Et l’on ne parle ici que d’un « petit » dossier… La masse d’informations qui s’offre à nous peut être le pire ennemi de la démocratie, car elle ne permet pas de distinguer le vrai du faux, le futile de l’essentiel, l’urgent du long terme. Il n’existe aucun outil fiable permettant de trouver rapidement une synthèse objective et précise sur les principaux dossiers dont les citoyens devraient être en mesure de se saisir pour jouer leur rôle dans une démocratie commune et responsable.

Chercher et discriminer l’information prend des heures et nécessite une maîtrise des outils (le moins difficile étant l’outil informatique ; il faut encore disposer des moyens de discerner, d’analyser, de critiquer, de mettre en perspective, de recouper…) qui n’est pas à la portée de tout le monde, parce que l’enseignement n’offre pas cette formation pourtant indispensable (et c’est d’ailleurs très pertinemment qu’un des groupes de « Tout Autre Chose » avance d’ores et déjà des propositions concrètes pour une réforme de l’enseignement.

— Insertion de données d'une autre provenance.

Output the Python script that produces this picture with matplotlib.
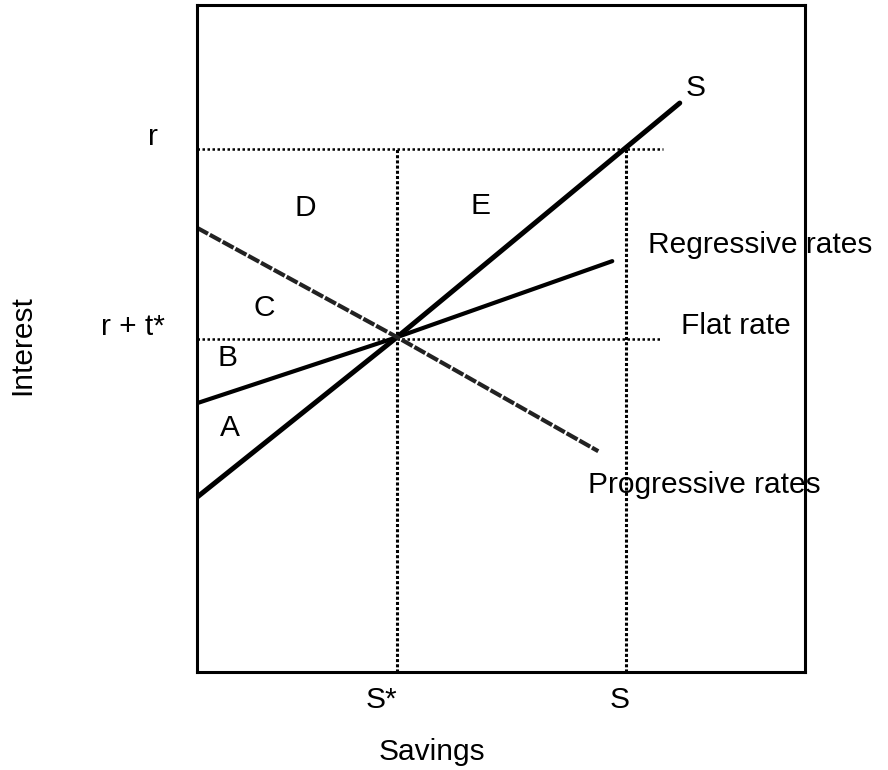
import matplotlib
matplotlib.use("Agg")
import matplotlib.pyplot as plt

plt.rcParams['font.family'] = ['Liberation Sans', 'DejaVu Sans']

# ---- data (arbitrary units, 0-100 axes) ----
s_star = 32.9          # S*
s_level = 70.6         # S
r_level = 78.4         # r
rt_level = 50.0        # r + t*

supply_x = [0.0, 32.9, 79.4]
supply_y = [26.2, 50.2, 85.3]
flat_x = [0.0, 32.9, 68.3]
flat_y = [40.3, 50.2, 61.6]
prog_x = [0.0, 32.9, 66.0]
prog_y = [66.6, 50.2, 33.1]

hline_end = [76.6, 76.2]   # extent of r and r+t* dotted lines

area_labels = ["A", "B", "C", "D", "E"]
curve_labels = ["S", "Regressive rates", "Flat rate", "Progressive rates"]
xtick_labels = ["S*", "S"]
ytick_labels = ["r", "r + t*"]

W, H = 888, 770
fig = plt.figure(figsize=(W / 100, H / 100), dpi=100)
ax = fig.add_axes([197 / W, 1 - 672 / H, (805 - 197) / W, (672 - 5) / H])
ax.set_xlim(0, 100)
ax.set_ylim(0, 100)
ax.set_xticks([])
ax.set_yticks([])
for sp in ax.spines.values():
    sp.set_linewidth(2.2)

hdot = dict(color='black', linewidth=1.8, linestyle=(0, (1, 1.0)))
vdot = dict(color='black', linewidth=2.2, linestyle=(0, (1, 0.7)))
ax.plot([0, hline_end[0]], [r_level, r_level], **hdot)
ax.plot([0, hline_end[1]], [rt_level, rt_level], **hdot)
ax.plot([s_star, s_star], [0, r_level], **vdot)
ax.plot([s_level, s_level], [0, r_level], **vdot)

ax.plot(supply_x, supply_y, color='black', linewidth=3.6, solid_capstyle='round')
ax.plot(flat_x, flat_y, color='black', linewidth=3.0, solid_capstyle='round')
ax.plot(prog_x, prog_y, color='#222222', linewidth=3.0, linestyle=(0, (3, 0.5)))

fs = 21.5

def ftext(px, py, s, **kw):
    fig.text(px / W, 1 - py / H, s, fontsize=fs, **kw)

# area letters
ftext(230, 428, "A", ha='center', va='center')
ftext(227, 358, "B", ha='center', va='center')
ftext(264, 308, "C", ha='center', va='center')
ftext(305, 208, "D", ha='center', va='center')
ftext(480, 206, "E", ha='center', va='center')

# curve labels
ftext(696, 88, "S", ha='center', va='center')
ftext(648, 245, "Regressive rates", ha='left', va='center')
ftext(681, 326, "Flat rate", ha='left', va='center')
ftext(588, 485, "Progressive rates", ha='left', va='center')

# tick-like labels
ftext(153, 137, "r", ha='center', va='center')
ftext(133, 327, "r + t*", ha='center', va='center')
ftext(381, 700, "S*", ha='center', va='center')
ftext(620, 700, "S", ha='center', va='center')

# axis titles
ftext(432, 752, "Savings", ha='center', va='center')
ftext(22, 345, "Interest", ha='center', va='center', rotation=90)

fig.savefig("out.png", dpi=100, facecolor='white')
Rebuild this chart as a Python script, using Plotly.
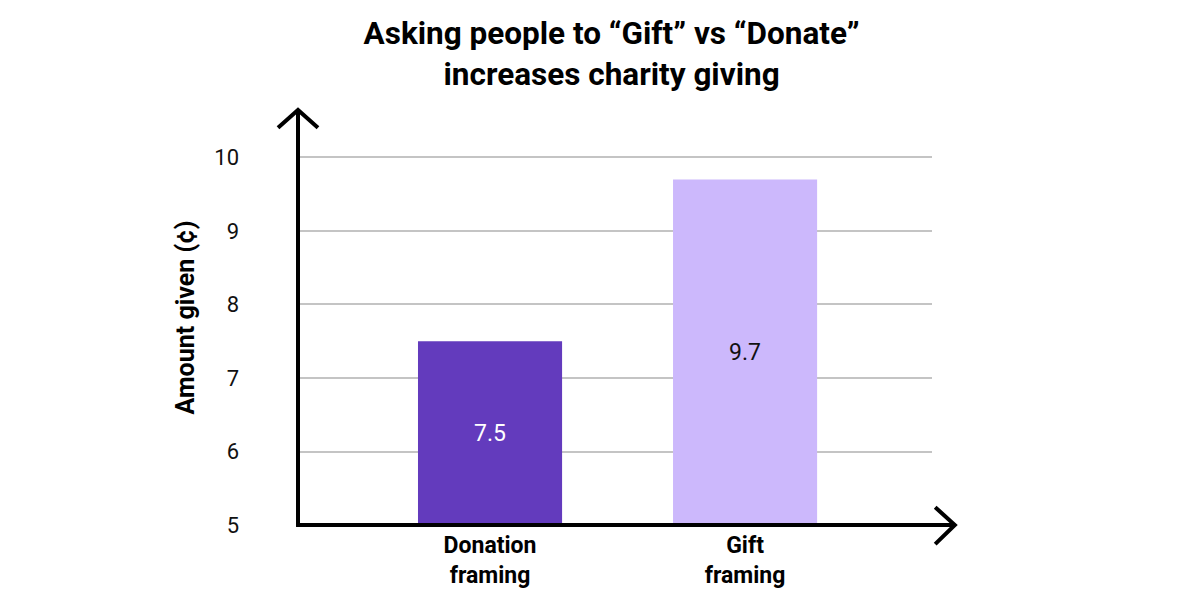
import plotly.graph_objects as go

# datos del grafico
categorias = ['Donation<br>framing', 'Gift<br>framing']
valores = [7.5, 9.7]
etiquetas = ['7.5', '9.7']
colores = ['#633bbd', '#ccb8fc']
colores_texto = ['white', '#111111']
ticks_y = [5, 6, 7, 8, 9, 10]
base_y = 5

fig = go.Figure()
fig.add_trace(go.Bar(
    x=categorias,
    y=[v - base_y for v in valores],
    base=base_y,
    text=etiquetas,
    textposition='inside',
    insidetextanchor='middle',
    textfont=dict(size=23, color=colores_texto, family='Roboto'),
    marker=dict(color=colores, line=dict(width=0)),
    width=0.565,
    hoverinfo='skip',
))

# flechas de los ejes (decoracion)
negro = dict(color='black', width=4)
fig.add_shape(type='line', xref='paper', yref='paper', x0=0, y0=-0.004, x1=0, y1=1, line=negro)
fig.add_shape(type='path', xref='paper', yref='paper',
              path='M -0.0315,0.957 L 0,1 L 0.0315,0.957', line=negro)
fig.add_shape(type='line', xref='paper', yref='paper', x0=-0.003, y0=0, x1=1.036, y1=0, line=negro)
fig.add_shape(type='path', xref='paper', yref='paper',
              path='M 1.005,0.043 L 1.036,0 L 1.005,-0.046', line=negro)

fig.update_layout(
    width=1200, height=600,
    margin=dict(l=290, r=276, t=102, b=83),
    plot_bgcolor='white', paper_bgcolor='white',
    showlegend=False,
    font=dict(family='Roboto', color='#111111'),
    title=dict(
        text='<b>Asking people to “Gift” vs “Donate”<br>increases charity giving</b>',
        x=0.503, xanchor='center', y=0.94, yanchor='top',
        font=dict(size=31.5, color='black', family='Roboto'),
    ),
    xaxis=dict(
        range=[-0.753, 1.733],
        showline=False, showgrid=False, zeroline=False,
        tickfont=dict(size=23, color='black', family='Roboto'),
        ticks='', ticklabelstandoff=4,
    ),
    yaxis=dict(
        range=[5, 10.646],
        tickvals=ticks_y,
        ticktext=[str(t) for t in ticks_y],
        showline=False, zeroline=False,
        showgrid=True, gridcolor='#c4c4c4', gridwidth=2,
        tickfont=dict(size=22, color='#111111', family='Roboto'),
        ticks='', ticklabelstandoff=58,
        title=dict(text='<b>Amount given (¢)</b>', font=dict(size=25, color='black'), standoff=12),
    ),
)
fig.update_xaxes(tickprefix='<b>', ticksuffix='</b>')

fig.write_html('out.html')
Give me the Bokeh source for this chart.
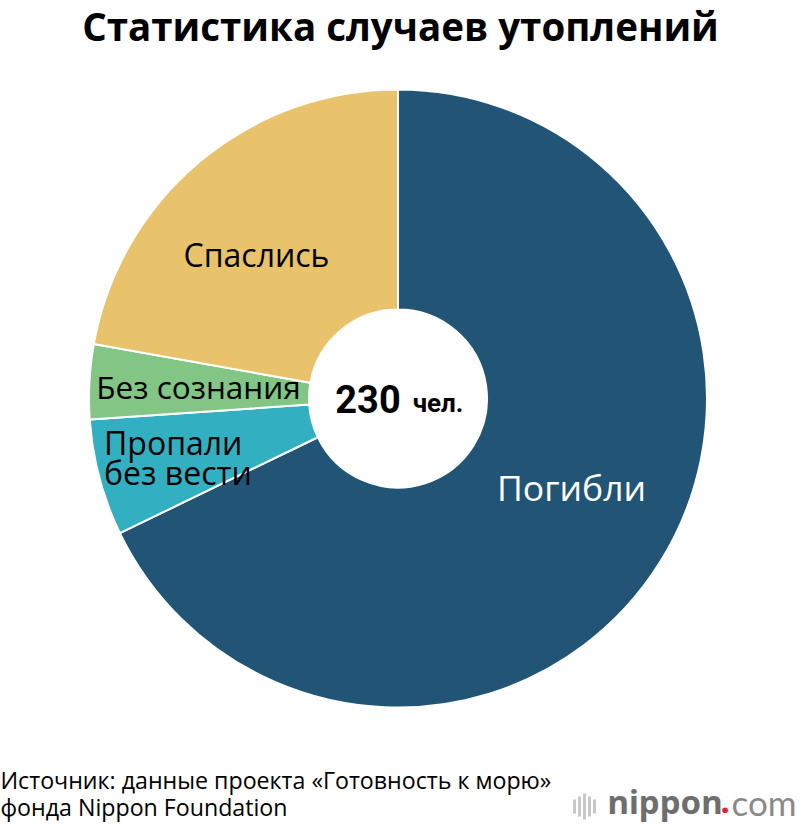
import numpy as np
from bokeh.plotting import figure
from bokeh.models import ColumnDataSource, Range1d
from bokeh.core.properties import value
from bokeh.embed import file_html
from bokeh.resources import INLINE

categories = ["Погибли", "Пропали без вести", "Без сознания", "Спаслись"]
values = [156, 14, 9, 51]
colors = ["#225475", "#32B0C1", "#82C585", "#E8C36C"]
title = "Статистика случаев утоплений"
source_lines = ["Источник: данные проекта «Готовность к морю»", "фонда Nippon Foundation"]
total_num = "230"
total_unit = "чел."

CX, CY = 397.5, 398   # pie centre in page pixels
W, H = 800, 828


def X(px):
    return px - CX


def Y(py):
    return CY - py


p = figure(width=W, height=H, output_backend="svg", toolbar_location=None,
           x_range=Range1d(X(0), X(W)), y_range=Range1d(Y(H), Y(0)),
           min_border=0, min_border_left=0, min_border_right=0, min_border_top=0, min_border_bottom=0,
           outline_line_color=None)
p.axis.visible = False
p.grid.visible = False
p.background_fill_color = "white"

vals = np.array(values, dtype=float)
cum = np.concatenate([[0], np.cumsum(vals)]) / vals.sum() * 2 * np.pi
src = ColumnDataSource(dict(start=np.pi / 2 - cum[:-1], end=np.pi / 2 - cum[1:], color=colors, name=categories))
p.annular_wedge(x=0, y=0, inner_radius=89, outer_radius=309, start_angle="start", end_angle="end",
                direction="clock", fill_color="color", line_color="white", line_width=2, source=src)


def T(x, y, s, size, color="black", font="Open Sans", style="normal", align="left", base="middle"):
    p.text([X(x)], [Y(y)], text=[s], text_font=value(font), text_font_size=f"{size}px",
           text_font_style=style, text_color=color, text_align=align, text_baseline=base)


T(400, 25, title, 38.5, style="bold", align="center")
T(571, 486, "Погибли", 35.5, color="white", align="center")
T(256, 254, "Спаслись", 32, align="center")
T(198, 386, "Без сознания", 31.5, align="center")
T(103.5, 442, "Пропали", 32)
T(103.5, 472, "без вести", 32)
T(367.5, 398, total_num, 38, font="Roboto", style="bold", align="center")
T(437.5, 402, total_unit, 26, font="Roboto", style="bold", align="center")
T(0, 779, source_lines[0], 23.2)
T(0, 806, source_lines[1], 23.2)

# logo
bars_x = [574, 579, 584, 589, 594]
bars_h = [7, 10, 13, 10, 7]
for bx, bh in zip(bars_x, bars_h):
    p.segment([X(bx)], [Y(806 - bh)], [X(bx)], [Y(806 + bh)], line_color="#c8c8c8", line_width=3)
T(607, 801, "nippon", 33, color="#6e6e6e", font="Noto Sans", style="bold")
T(720, 801, ".", 33, color="#e8212b", font="Noto Sans", style="bold")
T(731, 801, "com", 35, color="#8a8a8a", font="Lato")

open("out.html", "w").write(file_html(p, INLINE))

Voilà peut-être un grand chantier auquel les plateformes du G1000, de « Tout Autre Chose », et des associations comme la Fondation pour les Générations Futures devraient s’atteler en priorité : offrir ces dossiers synthétiques, à la fois rigoureux, complets et objectifs (ce qui veut dire présentant les avis opposés et ne répondant à aucune grille idéologique préexistante) à tous les citoyens, avec des pistes pour approfondir et pour proposer. Si notre société pense qu’à travers les jurys d’Assises, des citoyens sont suffisamment compétents pour décider du sort d’un individu, ne peut-on supposer qu’ils peuvent l’être pour contribuer à la mise en œuvre d’une société plus juste ? J’entends déjà qu’on me rétorque : justement, ne faudrait-il pas abolir les jurys populaires pour cause d’incompétence et d’indisponibilité ? Hé bien non, je ne le pense pas.